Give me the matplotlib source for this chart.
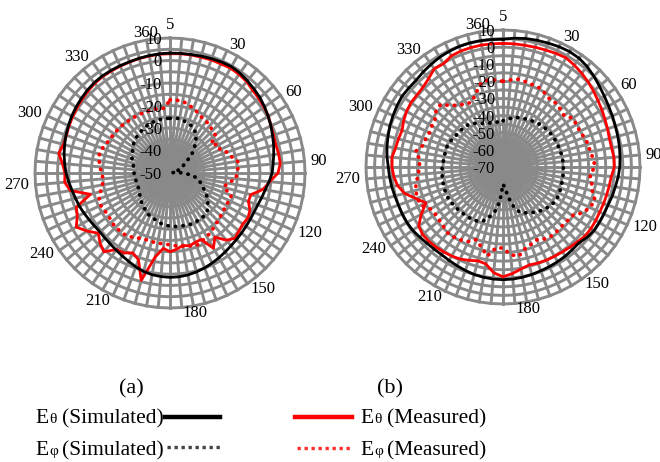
import numpy as np
import matplotlib
matplotlib.use("Agg")
import matplotlib.pyplot as plt

plt.rcParams['font.family'] = ['Liberation Serif', 'DejaVu Serif']

# categories (degrees) - excel radar, first category at top
categories = list(range(5, 365, 5))
angle_labels = [5, 30, 60, 90, 120, 150, 180, 210, 240, 270, 300, 330, 360]

# ---- chart (a), dB ----
a_etheta_sim = [3.3, 3.4, 3.5, 3.8, 4.1, 4.4, 4.6, 4.2, 3.5, 2.8, 2.2, 1.3,
                0.4, -0.5, -1.5, -2.3, -3.2, -4.0, -4.6, -5.8, -7.0, -7.8, -8.5, -8.8,
                -8.8, -8.7, -8.5, -8.2, -7.8, -7.2, -6.5, -5.8, -5.1, -4.5, -4.0, -3.7,
                -3.6, -3.8, -4.1, -4.7, -5.6, -6.6, -7.5, -8.2, -8.8, -9.1, -9.3, -9.0,
                -8.5, -7.8, -7.1, -6.5, -5.8, -4.8, -3.8, -3.0, -2.2, -1.5, -0.8, -0.2,
                0.5, 1.0, 1.5, 2.0, 2.4, 2.6, 2.6, 2.6, 2.6, 2.8, 3.0, 3.2]
a_etheta_meas = [3.0, 3.2, 3.3, 3.3, 3.5, 3.5, 3.8, 3.5, 3.0, 2.0, 1.5, 1.0,
                 0.5, -0.5, -1.0, -1.3, -1.0, -0.8, -2.0, -5.5, -8.0, -12.8, -12.9, -10.8,
                 -10.0, -10.5, -10.0, -9.0, -11.0, -15.2, -11.4, -17.4, -17.2, -16.5, -17.3, -16.0,
                 -15.0, -16.4, -12.1, -0.6, -9.0, -10.8, -9.0, -8.5, -4.3, -6.0, -8.4, -5.0,
                 -1.9, -4.5, -5.7, -13.4, -5.0, -3.0, -3.3, -2.0, 0.2, -1.0, -1.0, -0.5,
                 0.0, 0.5, 1.0, 1.5, 2.0, 2.3, 2.3, 2.4, 2.5, 2.7, 2.8, 3.0]
a_ephi_sim = [-25.7, -25.5, -25.5, -26.0, -26.5, -27.0, -28.0, -30.0, -32.0, -35.0, -37.5, -41.0,
              -43.0, -44.0, -45.0, -48.0, -49.0, -47.0, -44.0, -41.0, -38.0, -36.5, -35.0, -33.5,
              -31.5, -29.5, -28.0, -26.5, -25.8, -25.5, -25.5, -25.5, -25.5, -25.8, -26.0, -26.1,
              -26.3, -26.8, -27.2, -28.0, -28.5, -29.0, -29.3, -30.5, -31.0, -32.0, -33.0, -33.5,
              -34.0, -34.5, -34.5, -34.5, -34.5, -34.2, -34.0, -33.8, -33.5, -33.0, -32.0, -31.5,
              -30.8, -30.0, -29.0, -28.3, -28.0, -27.5, -27.0, -26.5, -26.2, -26.0, -25.8, -25.7]
a_ephi_meas = [-17.5, -17.5, -17.6, -18.5, -19.5, -20.5, -21.6, -22.0, -22.3, -23.5, -23.7, -27.7,
               -25.0, -25.5, -23.0, -21.8, -19.5, -19.5, -20.4, -20.5, -24.0, -25.3, -21.0, -20.8,
               -21.5, -20.9, -20.5, -19.8, -19.3, -18.0, -17.4, -16.5, -15.6, -16.5, -17.0, -17.5,
               -18.0, -18.5, -18.2, -18.5, -18.5, -18.0, -17.0, -16.0, -16.0, -15.8, -16.2, -16.7,
               -16.5, -16.0, -16.5, -18.0, -19.5, -20.2, -19.5, -18.8, -18.0, -17.5, -18.0, -18.9,
               -19.3, -19.6, -19.8, -20.0, -20.3, -20.5, -20.6, -20.7, -20.8, -20.8, -21.0, -21.1]
a_rticks = [10, 0, -10, -20, -30, -40, -50]

# ---- chart (b), dB ----
b_etheta_sim = [4.6, 5.5, 6.2, 6.6, 7.0, 7.5, 7.8, 7.5, 6.5, 5.0, 3.5, 2.2,
                1.2, 0.5, -0.2, -0.6, -1.0, -1.4, -1.8, -2.5, -3.4, -4.0, -4.8, -5.0,
                -5.1, -5.2, -6.0, -7.3, -7.0, -6.5, -6.2, -5.8, -5.5, -5.0, -4.6, -4.3,
                -4.2, -4.3, -4.6, -5.0, -5.7, -6.4, -7.0, -7.5, -7.4, -7.1, -6.4, -5.6,
                -5.2, -5.1, -5.0, -4.6, -4.0, -3.5, -3.0, -2.0, -1.2, -0.5, 0.3, 0.9,
                1.5, 2.0, 1.8, 1.7, 2.5, 3.2, 4.0, 4.5, 4.9, 5.0, 4.9, 4.7]
b_etheta_meas = [2.2, 2.2, 2.2, 2.4, 2.7, 3.2, 3.6, 2.6, 1.5, 0.3, -1.0, -2.3,
                 -3.3, -4.3, -5.0, -5.7, -5.6, -5.0, -5.0, -6.5, -7.0, -7.3, -7.5, -7.7,
                 -7.5, -7.3, -7.4, -8.3, -9.0, -9.5, -9.8, -10.0, -10.3, -10.8, -9.5, -7.5,
                 -5.9, -8.0, -12.5, -13.3, -12.0, -10.7, -10.0, -9.5, -9.0, -8.7, -8.7, -9.9,
                 -14.9, -20.3, -16.0, -10.5, -7.5, -6.0, -5.2, -4.9, -6.3, -6.8, -7.3, -6.0,
                 -5.0, -4.4, -4.5, -4.0, -2.5, 0.0, -0.4, 1.5, 2.1, 2.2, 2.3, 2.2]
b_ephi_sim = [-43.0, -42.0, -41.0, -40.0, -39.5, -39.0, -38.5, -37.8, -37.2, -36.7, -36.3, -36.0,
              -35.8, -35.6, -35.5, -35.2, -35.0, -34.8, -34.8, -34.6, -34.5, -34.4, -34.2, -33.6,
              -33.5, -33.8, -34.2, -35.5, -36.5, -37.8, -39.0, -40.5, -42.0, -46.0, -52.0, -58.0,
              -60.0, -50.0, -44.0, -40.0, -36.5, -35.0, -34.5, -34.3, -34.2, -34.0, -33.6, -33.4,
              -33.2, -33.3, -33.5, -33.8, -34.0, -34.2, -34.5, -35.0, -35.2, -35.2, -35.2, -35.6,
              -36.5, -37.0, -37.3, -37.6, -38.0, -39.0, -40.5, -42.0, -43.0, -43.3, -43.5, -43.5]
b_ephi_meas = [-20.0, -19.0, -18.0, -18.5, -19.0, -19.2, -20.5, -22.0, -21.5, -22.5, -23.4, -20.3,
               -20.5, -20.5, -19.5, -18.5, -18.3, -17.0, -16.3, -19.1, -17.5, -16.0, -12.8, -14.0,
               -16.4, -20.6, -21.0, -21.3, -21.0, -20.8, -21.5, -23.1, -22.0, -20.5, -17.1, -18.6,
               -22.7, -22.6, -17.2, -21.3, -24.9, -22.0, -20.8, -20.0, -19.8, -20.9, -21.5, -21.8,
               -21.0, -17.2, -16.8, -17.2, -18.5, -20.4, -21.0, -21.4, -18.1, -21.5, -22.0, -22.6,
               -22.0, -21.5, -19.0, -18.4, -23.2, -25.6, -27.7, -27.6, -24.0, -19.8, -18.5, -19.0]
b_rticks = [10, 0, -10, -20, -30, -40, -50, -60, -70]

GRID = '#898989'
W, H = 660, 462


def closed(v):
    return list(v) + [v[0]]


def radar(box, rmin, rmax, R, rticks, sim_t, sim_p, meas_t, meas_p):
    cx, cy = box
    ax = fig.add_axes([(cx - R) / W, 1 - (cy + R) / H, 2 * R / W, 2 * R / H],
                      projection='polar')
    ax.set_theta_zero_location('N')
    ax.set_theta_direction(-1)
    ax.set_ylim(rmin, rmax)
    ax.set_axis_off()

    th = np.deg2rad(np.array(categories) - 5)
    thc = closed(th)
    # polygon rings every 5 dB, spokes every category
    for r in np.arange(rmin + 5, rmax + 0.1, 5):
        ax.plot(thc, [r] * len(thc), color=GRID, lw=2.1, zorder=1, clip_on=False)
    for t in th:
        ax.plot([t, t], [rmin, rmax], color=GRID, lw=2.1, zorder=1, clip_on=False)

    dots = dict(lw=2.7, linestyle=(0, (0.1, 1.9)), dash_capstyle='round', zorder=3, clip_on=False)
    ax.plot(thc, closed(meas_p), color='#ff0000', **dots)
    ax.plot(thc, closed(sim_p), color='black', **dots)
    ax.plot(thc, closed(meas_t), color='#ff0000', lw=2.0, zorder=3, clip_on=False)
    ax.plot(thc, closed(sim_t), color='black', lw=2.0, zorder=4, clip_on=False)

    for v in rticks:
        ax.annotate(str(v), xy=(0, v), xytext=(-8, -2), textcoords='offset pixels',
                    ha='right', va='center', fontsize=12, zorder=5)

    # category labels just outside the outer ring, excel-like anchoring
    for c in angle_labels:
        a = np.deg2rad(c - 5)
        w = 8.3 * len(str(c))
        x = cx + (R + 6) * np.sin(a)
        y = cy - (R + 6) * np.cos(a)
        if abs(np.sin(a)) < 0.01:
            y -= 7
        else:
            x += np.sign(np.sin(a)) * w / 2
        lg.text(x, y, str(c), ha='center', va='center', fontsize=12)
    return ax


fig = plt.figure(figsize=(6.6, 4.62), dpi=100)

# overlay in pixel coords for captions, legend and category labels
lg = fig.add_axes([0, 0, 1, 1])
lg.set_xlim(0, W)
lg.set_ylim(H, 0)
lg.axis('off')
lg.set_zorder(10)

radar((170, 173), -50, 10, 135, a_rticks, a_etheta_sim, a_ephi_sim, a_etheta_meas, a_ephi_meas)
radar((503, 167), -70, 10, 137, b_rticks, b_etheta_sim, b_ephi_sim, b_etheta_meas, b_ephi_meas)

lg.text(131, 393, '(a)', fontsize=16, ha='center', va='baseline')
lg.text(390, 393, '(b)', fontsize=16, ha='center', va='baseline')


def entry(x, y, sym, txt):
    lg.text(x, y, 'E', fontsize=15.5, va='baseline')
    lg.text(x + 14, y, sym, fontsize=11, va='baseline')
    lg.text(x + 27, y, txt, fontsize=15.5, va='baseline')


entry(35, 423, 'θ', '(Simulated)')
entry(35, 455, 'φ', '(Simulated)')
entry(360, 423, 'θ', '(Measured)')
entry(360, 455, 'φ', '(Measured)')

lg.plot([165, 220], [417, 417], color='black', lw=3.2)
lg.plot([167, 220], [447, 447], color='#444444', lw=2.4, linestyle=(0, (1, 1.1)))
lg.plot([295, 352], [417, 417], color='#ff0000', lw=3.2)
lg.plot([297, 352], [448, 448], color='#ff3030', lw=2.4, linestyle=(0, (1, 1.1)))

fig.savefig('out.png', dpi=100)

▶ [What you should do]:
Starting at the top of the listing above, reproduce each line up to and including the one with "plt.rcParams['font.family'] = ['Liberation"; omit the pictures.

▶ [Output for this task]:
Give me the matplotlib source for this chart.
import numpy as np
import matplotlib
matplotlib.use("Agg")
import matplotlib.pyplot as plt

plt.rcParams['font.family'] = ['Liberation Serif', 'DejaVu Serif']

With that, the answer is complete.